Conclusion: Fiduciary Duty as the Legal Expression of Business Trust
Fiduciary duty is the law's highest standard of obligation — its recognition that some relationships are too important, too asymmetric in power and information, and too vulnerable to exploitation to be governed by ordinary commercial principles. When the law imposes a fiduciary duty, it is not merely requiring the fiduciary to be reasonable or to keep their promises. It is requiring them to act as if the principal's interests were their own.
That standard, when honored, is the foundation of the trust that makes complex business and estate relationships function. When violated, it produces consequences — financial, legal, and reputational — that can be severe and lasting.
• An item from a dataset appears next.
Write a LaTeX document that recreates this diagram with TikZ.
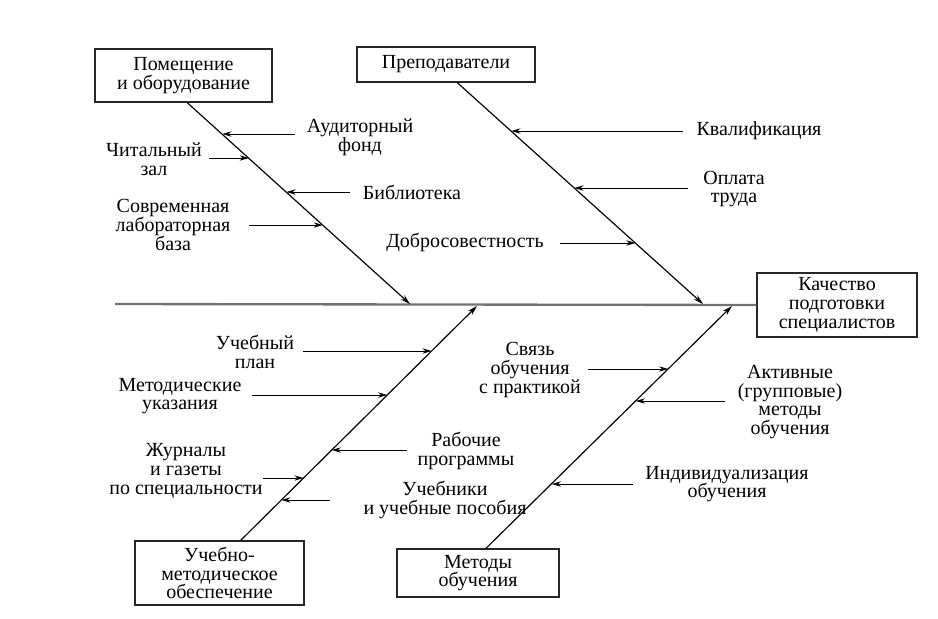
\documentclass[tikz,border=0pt]{standalone}
\usepackage{fontspec}
\setmainfont{Liberation Serif}
\usetikzlibrary{arrows.meta}
\begin{document}
\begin{tikzpicture}[x=0.6pt, y=-0.6pt,
        font=\fontsize{12}{11.2}\selectfont,
        box/.style = {draw=black!85, line width=0.9pt, align=center, inner sep=0pt},
        lbl/.style = {align=center, inner sep=0pt},
        spine/.style = {draw=black!55, line width=1.4pt},
        bone/.style = {line width=0.7pt, -{Stealth[length=6pt, width=3.4pt]}},
        cause/.style = {line width=0.6pt, -{Stealth[length=5.5pt, width=3.2pt]}}]

        \useasboundingbox (0,0) rectangle (938,618);

        % Boxes
        \node[box, minimum width=106.2pt, minimum height=31.8pt] (room) at (183.5,75.5) {Помещение\\и оборудование};
        \node[box, minimum width=106.8pt, minimum height=21pt] (staff) at (446,64.5) {Преподаватели};
        \node[box, minimum width=96pt, minimum height=38.4pt] (result) at (837,305) {Качество\\подготовки\\специалистов};
        \node[box, minimum width=101.4pt, minimum height=38.4pt] (support) at (219.5,573) {Учебно-\\методическое\\обеспечение};
        \node[box, minimum width=97.2pt, minimum height=28.8pt] (methods) at (478,573) {Методы\\обучения};

        % Spine
        \coordinate (head) at (115,304);
        \draw[spine] (head) -- (result.west);

        % Bones
        \coordinate (t1) at (410,304);
        \coordinate (t2) at (703,304);
        \coordinate (t3) at (477,306);
        \coordinate (t4) at (732,306);
        \draw[bone] (room.-82) -- (t1);
        \draw[bone] (staff.-58) -- (t2);
        \draw[bone] (support.57) -- (t3);
        \draw[bone] (methods.72) -- (t4);

        % Room causes
        \node[lbl] (aud) at (360,137) {Аудиторный\\фонд};
        \node[lbl] (read) at (154,159) {Читальный\\зал};
        \node[lbl] (lib) at (412,192) {Библиотека};
        \node[lbl] (lab) at (173,225) {Современная\\лабораторная\\база};
        \coordinate (aud-s) at (295,134);   \coordinate (aud-e) at (222.3,134);
        \coordinate (read-s) at (209,158);  \coordinate (read-e) at (248.8,158);
        \coordinate (lib-s) at (350,192);   \coordinate (lib-e) at (286.4,192);
        \coordinate (lab-s) at (249,225);   \coordinate (lab-e) at (322.8,225);
        \draw[cause] (aud-s) -- (aud-e);
        \draw[cause] (read-s) -- (read-e);
        \draw[cause] (lib-s) -- (lib-e);
        \draw[cause] (lab-s) -- (lab-e);

        % Staff causes
        \node[lbl] (qual) at (759,131) {Квалификация};
        \node[lbl] (pay) at (734,189) {Оплата\\труда};
        \node[lbl] (honest) at (465,242) {Добросовестность};
        \coordinate (qual-s) at (683,131);  \coordinate (qual-e) at (511.3,131);
        \coordinate (pay-s) at (688,188);   \coordinate (pay-e) at (574.4,188);
        \coordinate (honest-s) at (560,243); \coordinate (honest-e) at (635.4,243);
        \draw[cause] (qual-s) -- (qual-e);
        \draw[cause] (pay-s) -- (pay-e);
        \draw[cause] (honest-s) -- (honest-e);

        % Support causes
        \node[lbl] (plan) at (255,352) {Учебный\\план};
        \node[lbl] (guide) at (180,396) {Методические\\указания};
        \node[lbl] (prog) at (466,451) {Рабочие\\программы};
        \node[lbl] (press) at (186,471) {Журналы\\и газеты\\по специальности};
        \node[lbl] (books) at (445,500) {Учебники\\и учебные пособия};
        \coordinate (plan-s) at (303,351);  \coordinate (plan-e) at (431.6,351);
        \coordinate (guide-s) at (252,395); \coordinate (guide-e) at (387.2,395);
        \coordinate (prog-s) at (407,450);  \coordinate (prog-e) at (331.8,450);
        \coordinate (press-s) at (263,478); \coordinate (press-e) at (303.5,478);
        \coordinate (books-s) at (330,500); \coordinate (books-e) at (281.3,500);
        \draw[cause] (plan-s) -- (plan-e);
        \draw[cause] (guide-s) -- (guide-e);
        \draw[cause] (prog-s) -- (prog-e);
        \draw[cause] (press-s) -- (press-e);
        \draw[cause] (books-s) -- (books-e);

        % Method causes
        \node[lbl] (link) at (530,370) {Связь\\обучения\\с практикой};
        \node[lbl] (active) at (790,402) {Активные\\(групповые)\\методы\\обучения};
        \node[lbl] (indiv) at (727,484) {Индивидуализация\\обучения};
        \coordinate (link-s) at (588,369);   \coordinate (link-e) at (668.2,369);
        \coordinate (active-s) at (725,401); \coordinate (active-e) at (635.8,401);
        \coordinate (indiv-s) at (633,484);  \coordinate (indiv-e) at (551.8,484);
        \draw[cause] (link-s) -- (link-e);
        \draw[cause] (active-s) -- (active-e);
        \draw[cause] (indiv-s) -- (indiv-e);
    \end{tikzpicture}
\end{document}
The best approach to fiduciary duty is prevention: clear agreements that define obligations explicitly, governance systems that create accountability and transparency, conflict of interest policies that manage competing interests legitimately, and financial controls that make misappropriation difficult to conceal. When prevention fails, prompt action guided by experienced legal counsel is essential to preserving evidence, asserting rights, and obtaining the remedies that the law makes available.
Understanding fiduciary duty — what it requires, how violations occur, and how to prevent and respond to them — is foundational knowledge for anyone who occupies a position of trust in a business or estate relationship, and for anyone who relies on such a person to protect their most important interests.